- _The problem_
Extract the lines from the start through the line that holds "d3.scaleLinear().domain([20, 75]).range([chartHeight, 0]);", both included, omitting all images.

- _Data segment_
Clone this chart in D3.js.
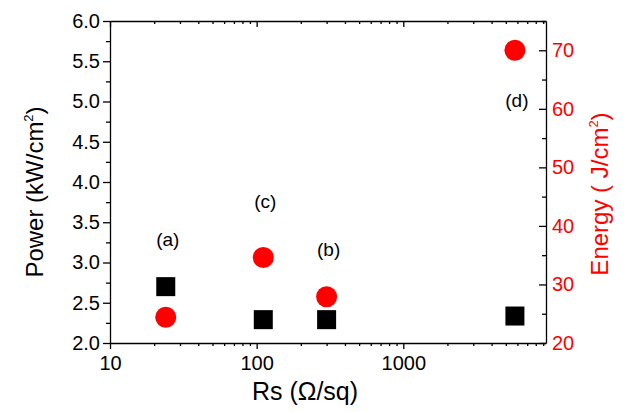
<!DOCTYPE html>
<html>
<head>
<meta charset="utf-8">
<script src="https://cdn.jsdelivr.net/npm/d3@7"></script>
<style>
  body { margin: 0; background: #fff; }
  text { font-family: "Liberation Sans", Arial, sans-serif; }
</style>
</head>
<body>
<div id="chart"></div>
<script>
// sample data
var samples = ["(a)", "(c)", "(b)", "(d)"];
var rs = [24, 111, 300, 5770];          // sheet resistance, ohm/sq
var power = [2.70, 2.29, 2.29, 2.335];  // kW/cm2
var energy = [24.4, 34.6, 27.9, 70.0];  // J/cm2
var labelPower = [3.27, 3.74, 3.14, 4.99]; // where the sample tags sit (power units)

var leftTicks = [2.0, 2.5, 3.0, 3.5, 4.0, 4.5, 5.0, 5.5, 6.0];
var rightTicks = [20, 30, 40, 50, 60, 70];
var xTicks = [10, 100, 1000];

var svgWidth = 629;
var svgHeight = 412;
var margin = { top: 21, right: 83, bottom: 69, left: 110 };
var chartWidth = svgWidth - margin.left - margin.right;
var chartHeight = svgHeight - margin.top - margin.bottom;

var svg = d3.select("#chart")
  .append("svg")
  .attr("width", svgWidth)
  .attr("height", svgHeight);

var chartGroup = svg.append("g")
  .attr("transform", `translate(${margin.left}, ${margin.top})`);

// scales
var xScale = d3.scaleLog().domain([10, 9400]).range([0, chartWidth]);
var yLeft = d3.scaleLinear().domain([2, 6]).range([chartHeight, 0]);
var yRight = d3.scaleLinear().domain([20, 75]).range([chartHeight, 0]);

// minor tick positions on the log axis
var xMinor = [];
[10, 100, 1000].forEach(function(d) {
  for (var k = 2; k <= 9; k++) {
    if (d * k <= 9400) xMinor.push(d * k);
  }
});

function styleAxis(g, color) {
  g.selectAll("path, line").attr("stroke", color).attr("stroke-width", 1.3);
  g.selectAll("text").attr("fill", color).style("font-size", "20px");
}

// bottom: minor then major
chartGroup.append("g")
  .attr("transform", `translate(0, ${chartHeight})`)
  .call(d3.axisBottom(xScale).tickValues(xMinor).tickSize(3).tickFormat(""))
  .call(g => g.select(".domain").remove())
  .call(g => styleAxis(g, "#000"));
chartGroup.append("g")
  .attr("transform", `translate(0, ${chartHeight})`)
  .call(d3.axisBottom(xScale).tickValues(xTicks).tickSize(6).tickSizeOuter(0)
    .tickPadding(7).tickFormat(d3.format("d")))
  .call(g => styleAxis(g, "#000"));

// top: inward ticks, no labels
chartGroup.append("g")
  .call(d3.axisBottom(xScale).tickValues(xMinor).tickSize(3).tickFormat(""))
  .call(g => g.select(".domain").remove())
  .call(g => styleAxis(g, "#000"));
chartGroup.append("g")
  .call(d3.axisBottom(xScale).tickValues(xTicks).tickSize(6).tickSizeOuter(0).tickFormat(""))
  .call(g => styleAxis(g, "#000"));

// left axis, outward ticks
chartGroup.append("g")
  .call(d3.axisLeft(yLeft).tickValues(d3.range(2.25, 6, 0.5)).tickSize(4).tickFormat(""))
  .call(g => g.select(".domain").remove())
  .call(g => styleAxis(g, "#000"));
chartGroup.append("g")
  .call(d3.axisLeft(yLeft).tickValues(leftTicks).tickSize(7).tickSizeOuter(0)
    .tickPadding(3).tickFormat(d3.format(".1f")))
  .call(g => styleAxis(g, "#000"));

// right axis, inward ticks, red labels
chartGroup.append("g")
  .attr("transform", `translate(${chartWidth}, 0)`)
  .call(d3.axisLeft(yRight).tickValues([25, 35, 45, 55, 65, 75]).tickSize(4).tickFormat(""))
  .call(g => g.select(".domain").remove())
  .call(g => styleAxis(g, "#000"));
var rightAxis = chartGroup.append("g")
  .attr("transform", `translate(${chartWidth}, 0)`)
  .call(d3.axisLeft(yRight).tickValues(rightTicks).tickSize(7).tickSizeOuter(0).tickFormat(d3.format("d")))
  .call(g => styleAxis(g, "#000"));
rightAxis.selectAll("text")
  .attr("fill", "#ff0000")
  .attr("text-anchor", "start")
  .attr("x", 6);

// power markers (squares)
var sq = 19;
chartGroup.selectAll("rect.power")
  .data(rs)
  .enter()
  .append("rect")
  .attr("class", "power")
  .attr("x", (d, i) => xScale(d) - sq / 2)
  .attr("y", (d, i) => yLeft(power[i]) - sq / 2)
  .attr("width", sq)
  .attr("height", sq)
  .attr("fill", "#000");

// energy markers (circles)
chartGroup.selectAll("circle.energy")
  .data(rs)
  .enter()
  .append("circle")
  .attr("class", "energy")
  .attr("cx", d => xScale(d))
  .attr("cy", (d, i) => yRight(energy[i]))
  .attr("r", 10.5)
  .attr("fill", "#ff0000");

// sample tags
chartGroup.selectAll("text.tag")
  .data(samples)
  .enter()
  .append("text")
  .attr("class", "tag")
  .attr("x", (d, i) => xScale(rs[i]) + 2)
  .attr("y", (d, i) => yLeft(labelPower[i]))
  .attr("text-anchor", "middle")
  .attr("dominant-baseline", "middle")
  .style("font-size", "19px")
  .text(d => d);

// axis titles
var leftTitle = svg.append("text")
  .attr("transform", "translate(43, 192) rotate(-90)")
  .attr("text-anchor", "middle")
  .style("font-size", "24px");
leftTitle.append("tspan").text("Power (kW/cm");
leftTitle.append("tspan").attr("dy", -10).style("font-size", "13px").text("2");
leftTitle.append("tspan").attr("dy", 10).text(")");

var rightTitle = svg.append("text")
  .attr("transform", "translate(608, 194) rotate(-90)")
  .attr("text-anchor", "middle")
  .attr("fill", "#ff0000")
  .style("font-size", "24px");
rightTitle.append("tspan").text("Energy ( J/cm");
rightTitle.append("tspan").attr("dy", -10).style("font-size", "13px").text("2");
rightTitle.append("tspan").attr("dy", 10).text(")");

svg.append("text")
  .attr("x", 305)
  .attr("y", 400)
  .attr("text-anchor", "middle")
  .style("font-size", "25px")
  .text("Rs (\u03A9/sq)");
</script>
</body>
</html>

- _Result of this task_
Clone this chart in D3.js.
<!DOCTYPE html>
<html>
<head>
<meta charset="utf-8">
<script src="https://cdn.jsdelivr.net/npm/d3@7"></script>
<style>
  body { margin: 0; background: #fff; }
  text { font-family: "Liberation Sans", Arial, sans-serif; }
</style>
</head>
<body>
<div id="chart"></div>
<script>
// sample data
var samples = ["(a)", "(c)", "(b)", "(d)"];
var rs = [24, 111, 300, 5770];          // sheet resistance, ohm/sq
var power = [2.70, 2.29, 2.29, 2.335];  // kW/cm2
var energy = [24.4, 34.6, 27.9, 70.0];  // J/cm2
var labelPower = [3.27, 3.74, 3.14, 4.99]; // where the sample tags sit (power units)

var leftTicks = [2.0, 2.5, 3.0, 3.5, 4.0, 4.5, 5.0, 5.5, 6.0];
var rightTicks = [20, 30, 40, 50, 60, 70];
var xTicks = [10, 100, 1000];

var svgWidth = 629;
var svgHeight = 412;
var margin = { top: 21, right: 83, bottom: 69, left: 110 };
var chartWidth = svgWidth - margin.left - margin.right;
var chartHeight = svgHeight - margin.top - margin.bottom;

var svg = d3.select("#chart")
  .append("svg")
  .attr("width", svgWidth)
  .attr("height", svgHeight);

var chartGroup = svg.append("g")
  .attr("transform", `translate(${margin.left}, ${margin.top})`);

// scales
var xScale = d3.scaleLog().domain([10, 9400]).range([0, chartWidth]);
var yLeft = d3.scaleLinear().domain([2, 6]).range([chartHeight, 0]);
var yRight = d3.scaleLinear().domain([20, 75]).range([chartHeight, 0]);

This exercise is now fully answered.